Does it work with Jira Cloud and Jira Server? It supports Jira Cloud and Jira Data Center. It is no longer supported on Jira Server (Atlassian ended support for Server), and it doesn't work inside the Jira Cloud mobile app.
How do I link a Zendesk ticket to a Jira issue? Open the ticket, find the Jira panel in the sidebar, and choose Link Issue to connect an existing issue (by key or URL) or Create Issue to file a new one (select a project, enter details, optionally copy ticket fields). One Jira issue can link to up to 200 Zendesk tickets.
Do comments sync between Zendesk and Jira? Partially. Agents push comments to Jira's Activity via the Notify button (both public and private Support comments are shared), and Jira comments can reach agents and customers.
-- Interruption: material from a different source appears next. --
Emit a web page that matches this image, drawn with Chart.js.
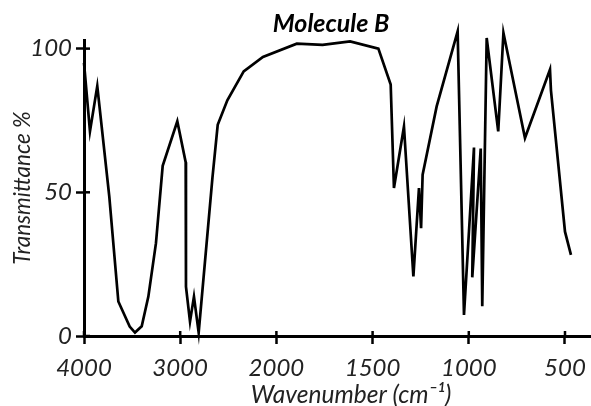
<!DOCTYPE html>
<html>
<head>
<meta charset="utf-8">
<script src="https://cdn.jsdelivr.net/npm/chart.js@4.4.1/dist/chart.umd.min.js"></script>
<style>
  html, body { margin: 0; padding: 0; background: #fff; }
  #wrap { width: 591px; height: 406px; position: relative; }
</style>
</head>
<body>
<div id="wrap"><canvas id="c"></canvas></div>
<script>
// ---- Data ----
const chartTitle = 'Molecule B';
const xAxisTitle = 'Wavenumber (cm\u207B\u00B9)';
const yAxisTitle = 'Transmittance %';
const xTickLabels = ['4000', '3000', '2000', '1500', '1000', '500'];
const xTickValues = [4000, 3000, 2000, 1500, 1000, 500];
const yTickValues = [0, 50, 100];

const wavenumbers = [
  4000, 3938, 3862, 3737, 3643, 3525, 3470, 3400, 3331, 3252, 3182, 3030,
  2943, 2940, 2898, 2857, 2808, 2665, 2610, 2510, 2340, 2140, 1894, 1760,
  1617, 1470, 1406, 1389, 1337, 1288, 1259, 1248, 1240, 1167, 1058, 1025,
  973, 982, 938, 930, 907, 847, 820, 708, 578, 573, 500, 469
];
const transmittance = [
  95, 71.2, 87, 48.5, 12, 3.3, 1.2, 3.4, 13.7, 32.3, 59.2, 74.7,
  60.5, 17.2, 5.0, 13.7, 1.2, 55, 73.5, 82, 92.1, 97.1, 101.7, 101.3,
  102.5, 100.0, 87.5, 51.5, 72.9, 20.7, 51.5, 37.5, 56.1, 79.9, 106, 7.3,
  65.6, 20.4, 65.2, 10.4, 103.7, 71.2, 105.5, 68.9, 92.7, 85.5, 36.3, 28.2
];

// IR-style axis: 4000-2000 at 1000 per division, 2000-500 at 500 per division
function axisPos(w) {
  return w >= 2000 ? (4000 - w) / 1000 : 2 + (2000 - w) / 500;
}

const points = wavenumbers.map((w, i) => ({ x: axisPos(w), y: transmittance[i] }));

const FONT = 'Lato, "Open Sans", sans-serif';
const PLOT_RIGHT = 618; // plot area continues past the right edge of the picture

const extendX = {
  id: 'extendX',
  afterLayout(chart) {
    const x = chart.scales.x;
    x.right = PLOT_RIGHT;
    x.width = PLOT_RIGHT - x.left;
    chart.chartArea.right = PLOT_RIGHT;
    chart.chartArea.width = PLOT_RIGHT - chart.chartArea.left;
    x.configure();
  }
};

const crossTicks = {
  id: 'crossTicks',
  afterDatasetsDraw(chart) {
    const { ctx, chartArea, scales: { x, y } } = chart;
    ctx.save();
    ctx.strokeStyle = '#000';
    ctx.lineWidth = 2.5;
    x.ticks.forEach(t => {
      const px = x.getPixelForValue(t.value);
      ctx.beginPath();
      ctx.moveTo(px, chartArea.bottom);
      ctx.lineTo(px, chartArea.bottom - 5);
      ctx.stroke();
    });
    y.ticks.forEach(t => {
      const py = y.getPixelForValue(t.value);
      ctx.beginPath();
      ctx.moveTo(chartArea.left, py);
      ctx.lineTo(chartArea.left + 6, py);
      ctx.stroke();
    });
    ctx.restore();
  }
};

const mainTitle = {
  id: 'mainTitle',
  afterDraw(chart) {
    const { ctx } = chart;
    ctx.save();
    ctx.font = 'italic bold 25px ' + FONT;
    ctx.fillStyle = '#000';
    ctx.textAlign = 'center';
    ctx.textBaseline = 'middle';
    ctx.fillText(chartTitle, 331, 24);
    ctx.restore();
  }
};

new Chart(document.getElementById('c'), {
  type: 'line',
  data: {
    datasets: [{
      data: points,
      borderColor: '#000',
      borderWidth: 2.7,
      pointRadius: 0,
      tension: 0,
      fill: false,
      clip: false
    }]
  },
  options: {
    responsive: true,
    maintainAspectRatio: false,
    animation: false,
    layout: { padding: { top: 40, right: 0, left: 0, bottom: 0 } },
    plugins: {
      legend: { display: false },
      tooltip: { enabled: false },
      title: { display: false }
    },
    scales: {
      x: {
        type: 'linear',
        min: 0,
        max: 5.551,
        afterBuildTicks: (axis) => { axis.ticks = xTickValues.map(w => ({ value: axisPos(w) })); },
        afterFit: (axis) => { axis.height = 70; },
        ticks: {
          autoSkip: false,
          maxRotation: 0,
          padding: 10,
          color: '#222',
          font: { family: FONT, size: 24, style: 'italic' },
          callback: (v, i) => xTickLabels[i]
        },
        grid: {
          drawOnChartArea: false,
          drawTicks: true,
          tickLength: 8,
          tickWidth: 2.5,
          tickColor: '#000'
        },
        border: { display: true, color: '#000', width: 3 },
        title: {
          display: true,
          text: xAxisTitle,
          color: '#222',
          font: { family: FONT, size: 24.5, style: 'italic', lineHeight: 0.86 },
          padding: { top: 0, bottom: 0 }
        }
      },
      y: {
        type: 'linear',
        min: 0,
        max: 103,
        afterBuildTicks: (axis) => { axis.ticks = yTickValues.map(v => ({ value: v })); },
        afterFit: (axis) => { axis.width = 84; },
        ticks: {
          autoSkip: false,
          padding: 4,
          color: '#222',
          font: { family: FONT, size: 24, style: 'italic' },
          callback: (v) => String(v)
        },
        grid: {
          drawOnChartArea: false,
          drawTicks: true,
          tickLength: 8,
          tickWidth: 2.5,
          tickColor: '#000'
        },
        border: { display: true, color: '#000', width: 3 },
        title: {
          display: true,
          text: yAxisTitle,
          color: '#222',
          font: { family: FONT, size: 22.5, style: 'italic' },
          padding: { top: 9, bottom: 0 }
        }
      }
    }
  },
  plugins: [extendX, crossTicks, mainTitle]
});
</script>
</body>
</html>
But the systems aren't fully integrated — Zendesk collaborators aren't auto-notified of new Jira comments unless they watch the issue, and comments can't be marked as read.
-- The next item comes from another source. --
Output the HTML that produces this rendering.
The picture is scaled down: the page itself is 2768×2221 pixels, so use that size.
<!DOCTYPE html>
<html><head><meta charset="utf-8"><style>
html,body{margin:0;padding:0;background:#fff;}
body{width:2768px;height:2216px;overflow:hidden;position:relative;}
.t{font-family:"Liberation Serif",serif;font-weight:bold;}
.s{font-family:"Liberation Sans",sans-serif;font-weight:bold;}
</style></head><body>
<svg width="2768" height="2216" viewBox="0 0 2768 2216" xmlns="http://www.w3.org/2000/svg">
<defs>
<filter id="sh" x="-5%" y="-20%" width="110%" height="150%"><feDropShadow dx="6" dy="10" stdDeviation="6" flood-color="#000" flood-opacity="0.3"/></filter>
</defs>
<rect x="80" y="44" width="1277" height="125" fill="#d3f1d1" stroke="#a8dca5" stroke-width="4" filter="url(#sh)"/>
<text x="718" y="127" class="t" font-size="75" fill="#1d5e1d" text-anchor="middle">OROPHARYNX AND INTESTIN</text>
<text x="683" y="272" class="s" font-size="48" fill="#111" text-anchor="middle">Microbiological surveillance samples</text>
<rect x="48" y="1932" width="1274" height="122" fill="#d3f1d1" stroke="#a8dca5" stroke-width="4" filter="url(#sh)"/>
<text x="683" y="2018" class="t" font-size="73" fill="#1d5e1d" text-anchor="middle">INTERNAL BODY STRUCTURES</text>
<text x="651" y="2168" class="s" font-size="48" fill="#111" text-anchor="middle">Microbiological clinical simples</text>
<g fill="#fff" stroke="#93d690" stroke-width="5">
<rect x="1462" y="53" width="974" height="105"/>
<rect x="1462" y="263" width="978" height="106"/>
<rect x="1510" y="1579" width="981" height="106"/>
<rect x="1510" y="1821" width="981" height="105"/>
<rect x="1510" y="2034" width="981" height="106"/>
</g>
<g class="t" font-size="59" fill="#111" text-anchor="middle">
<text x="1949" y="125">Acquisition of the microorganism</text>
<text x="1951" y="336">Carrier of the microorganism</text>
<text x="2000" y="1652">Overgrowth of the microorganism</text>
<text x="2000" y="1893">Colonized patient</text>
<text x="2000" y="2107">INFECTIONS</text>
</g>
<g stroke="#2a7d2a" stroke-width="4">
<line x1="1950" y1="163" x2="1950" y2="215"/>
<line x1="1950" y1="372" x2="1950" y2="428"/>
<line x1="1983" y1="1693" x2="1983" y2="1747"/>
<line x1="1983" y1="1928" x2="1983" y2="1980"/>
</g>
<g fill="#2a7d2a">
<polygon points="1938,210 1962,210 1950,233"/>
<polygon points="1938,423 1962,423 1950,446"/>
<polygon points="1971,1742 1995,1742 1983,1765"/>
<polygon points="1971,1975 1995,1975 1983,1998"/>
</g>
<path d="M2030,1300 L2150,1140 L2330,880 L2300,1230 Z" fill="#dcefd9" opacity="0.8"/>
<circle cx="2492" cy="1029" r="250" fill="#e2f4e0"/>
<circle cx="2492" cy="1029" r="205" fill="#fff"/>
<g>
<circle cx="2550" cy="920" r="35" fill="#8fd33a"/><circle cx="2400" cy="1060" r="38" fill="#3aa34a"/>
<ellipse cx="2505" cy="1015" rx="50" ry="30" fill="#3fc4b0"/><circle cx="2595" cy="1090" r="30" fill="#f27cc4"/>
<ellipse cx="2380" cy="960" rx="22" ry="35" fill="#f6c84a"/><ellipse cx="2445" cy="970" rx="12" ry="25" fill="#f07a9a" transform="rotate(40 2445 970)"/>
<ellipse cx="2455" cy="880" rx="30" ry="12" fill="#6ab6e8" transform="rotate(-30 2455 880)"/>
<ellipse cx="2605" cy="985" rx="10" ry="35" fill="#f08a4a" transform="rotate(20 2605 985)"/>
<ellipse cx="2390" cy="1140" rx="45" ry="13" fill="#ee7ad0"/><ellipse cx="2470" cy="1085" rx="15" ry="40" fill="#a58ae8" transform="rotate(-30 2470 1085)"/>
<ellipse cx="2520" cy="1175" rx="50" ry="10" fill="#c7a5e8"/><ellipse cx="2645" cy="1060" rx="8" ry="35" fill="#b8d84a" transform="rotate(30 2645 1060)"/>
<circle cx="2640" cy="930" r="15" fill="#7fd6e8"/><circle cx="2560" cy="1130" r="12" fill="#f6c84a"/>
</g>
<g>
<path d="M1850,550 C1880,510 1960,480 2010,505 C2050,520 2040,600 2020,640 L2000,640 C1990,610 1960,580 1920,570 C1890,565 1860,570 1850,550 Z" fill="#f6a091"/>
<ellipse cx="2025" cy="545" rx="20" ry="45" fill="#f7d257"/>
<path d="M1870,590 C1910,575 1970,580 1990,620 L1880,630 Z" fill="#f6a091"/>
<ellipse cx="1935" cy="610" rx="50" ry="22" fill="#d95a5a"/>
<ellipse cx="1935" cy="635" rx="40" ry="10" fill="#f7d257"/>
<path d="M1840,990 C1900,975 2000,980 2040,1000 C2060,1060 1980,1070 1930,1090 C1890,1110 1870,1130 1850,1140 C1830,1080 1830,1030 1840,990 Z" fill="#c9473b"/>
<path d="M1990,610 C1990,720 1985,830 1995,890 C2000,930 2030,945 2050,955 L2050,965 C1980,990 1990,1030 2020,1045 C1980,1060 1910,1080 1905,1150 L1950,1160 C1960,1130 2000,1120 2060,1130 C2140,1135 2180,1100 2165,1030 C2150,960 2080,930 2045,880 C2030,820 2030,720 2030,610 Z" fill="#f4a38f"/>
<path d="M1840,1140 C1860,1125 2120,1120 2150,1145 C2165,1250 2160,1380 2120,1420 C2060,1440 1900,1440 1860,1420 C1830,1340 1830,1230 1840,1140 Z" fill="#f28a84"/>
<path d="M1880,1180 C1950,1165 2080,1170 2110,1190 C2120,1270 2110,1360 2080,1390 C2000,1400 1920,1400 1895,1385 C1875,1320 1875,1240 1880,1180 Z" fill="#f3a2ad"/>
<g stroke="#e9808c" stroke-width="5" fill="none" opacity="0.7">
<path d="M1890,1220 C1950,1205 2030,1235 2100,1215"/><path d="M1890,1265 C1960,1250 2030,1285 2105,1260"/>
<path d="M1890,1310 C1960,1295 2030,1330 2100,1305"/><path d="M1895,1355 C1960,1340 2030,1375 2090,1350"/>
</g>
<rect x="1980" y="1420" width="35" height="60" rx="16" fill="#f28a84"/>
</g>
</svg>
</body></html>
Can I sync custom fields between Zendesk and Jira? Yes, via the field syncing feature — you map a Jira field to a Zendesk field, set the direction per field, and data syncs in near real time. Caveats: custom-field values must match exactly (spelling, case, spaces), a synced field can't be un-synced (test in a sandbox), and syncing only affects records created after setup.
The bottom line
Integrating Zendesk with Jira is a clear sequence: install the free Zendesk Support for Jira app from the Atlassian Marketplace, authenticate the two systems over OAuth (with a dedicated integration user), manage and restrict the app in Zendesk Admin Center → Apps and integrations → Apps → Zendesk Support apps, scope the projects agents can file into, configure field and comment sync (carefully — sync direction is per field and permanent, so test in a sandbox), then create or link Jira issues straight from a ticket and watch status flow back. Mind the real limits — one panel per ticket, partial comment sync, Cloud/Data Center only — and you've got a clean escalation path from support to engineering. And remember the bigger lever: the fewer false escalations you send to Jira in the first place, the more this pipeline is reserved for the bugs that actually need it.
Setup steps verified against Zendesk's and Atlassian's official documentation, June 2026. Both products update periodically — confirm labels and menu paths in your own account before relying on them. Jira-side screens are described from the docs, not screenshotted.